Delayed cluster modifications

Incident Report for MongoDB Cloud

Postmortem

Incident Summary

Between June 3rd 2024, 18:24 UTC and June 4th, 1:21 UTC, MongoDB Atlas customers across all commercial regions experienced degradation of the following functionalities.

Changes to cluster configuration, both in response to API calls and automated triggers (e.g., auto-scaling or node replacement) were executed with delays varying between a few minutes and several hours. Similar delays applied to Alert processing, impacting both the Atlas built-in Alert functionality and integrations such as Datadog and PagerDuty. Part of the daily cost tabulation for compute, storage and data transfer on June 3rd will be delayed to June 6th or June 7th. Lower granularities of cluster metrics were unavailable until up to 1:56 UTC. Finally, the Data Explorer and Realtime Performance Panel UIs were impaired for several hours.

Root Cause

The root cause of this incident was an unexpected failure during an Atlas internal maintenance activity. A planned migration of metadata for an internal workflow management system that backs the Atlas control plane resulted in unexpected resource congestion on the target database cluster as traffic was redirected to the target. This issue did not occur during pre-production testing. The rollback process required complex reconciliation of data in the source and target databases, delaying recovery.

MongoDB Actions

The MongoDB Atlas team is designing a new metadata migration strategy for future maintenance activities. This process will allow for rollback within less than 15 minutes of detecting a potential issue. We will not execute similar maintenance activities until this procedure is implemented and thoroughly tested.
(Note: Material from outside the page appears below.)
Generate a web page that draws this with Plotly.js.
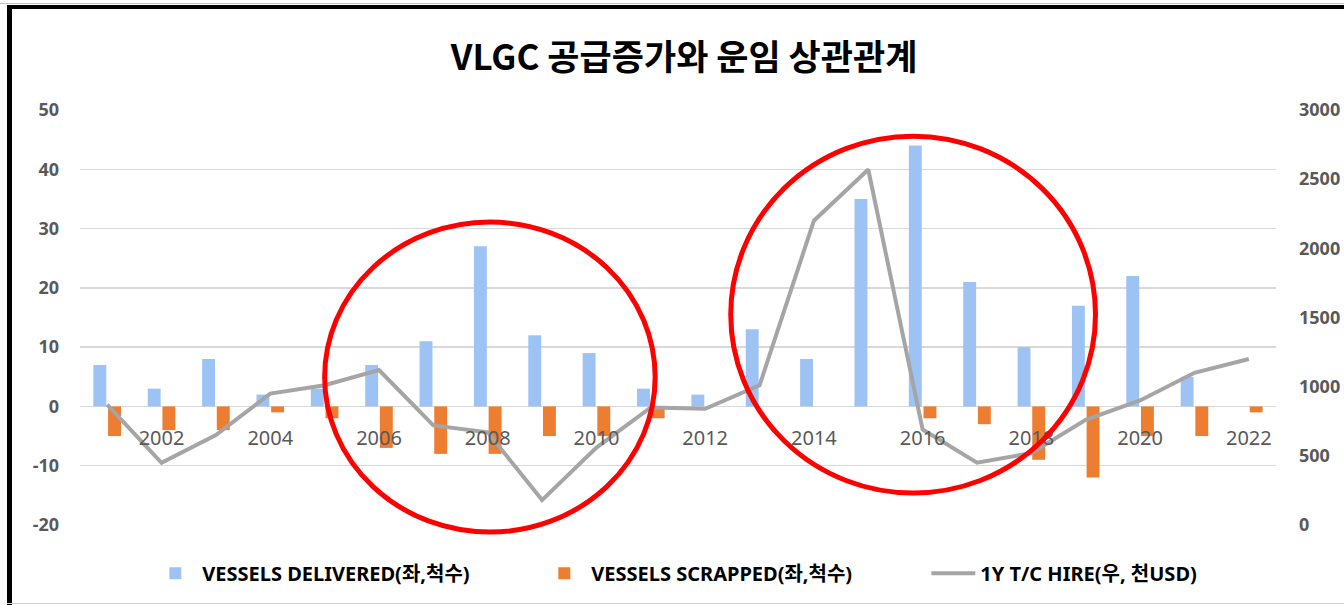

Recommended Customer Actions

This issue was fully eliminated by the MongoDB Atlas team and does not require customer action.

Posted Jun 11, 2024 - 18:39 UTC

Resolved

This incident has been resolved.

Posted Jun 04, 2024 - 02:11 UTC

Monitoring

Recovery procedures are complete, and we are continuing to monitor closely.

Posted Jun 04, 2024 - 00:09 UTC

Update

We continue to recover. Cluster operations submitted between 18:45 UTC and 21:55 UTC may continue to be delayed or delay subsequent changes. All other cluster operations submitted from this point forward should execute normally. Normal cluster operation is expected to resume within the next hour (by 00:00 UTC). Lower granularities of metrics for recent time periods may continue to be unavailable for the next five hours (until 04:00 UTC).

Posted Jun 03, 2024 - 23:07 UTC

Identified

We are continuing to execute recovery procedures. Data Explorer and Real Time Performance Panel are fully operational. Cluster operations are recovering but still delayed. Lower granularities of metrics for recent time periods may continue to be unavailable. We will post another update in 30 minutes.

Posted Jun 03, 2024 - 22:11 UTC

Update

We are continuing to investigate this issue.

Posted Jun 03, 2024 - 21:44 UTC

Update

We have identified the root cause and have begun the recovery procedure. We will post another update within the next 30 minutes.

Posted Jun 03, 2024 - 21:31 UTC

Update

We are continuing to investigate and will post another update in 30 minutes.

Posted Jun 03, 2024 - 20:55 UTC

Update

We are continuing to investigate and will post another update in 30 minutes

Posted Jun 03, 2024 - 20:21 UTC

Update

We have identified that usages of Data Explorer may be delayed or unresponsive during this time. Additionally, certain operations in the Real-Time Performance Panel may not work. Lower granularities of metrics for recent time periods may also be unavailable.

Posted Jun 03, 2024 - 19:22 UTC

Investigating

We are currently investigating an issue that is causing delays in all cluster updates across all cloud providers.

Posted Jun 03, 2024 - 18:45 UTC

This incident affected: MongoDB Cloud.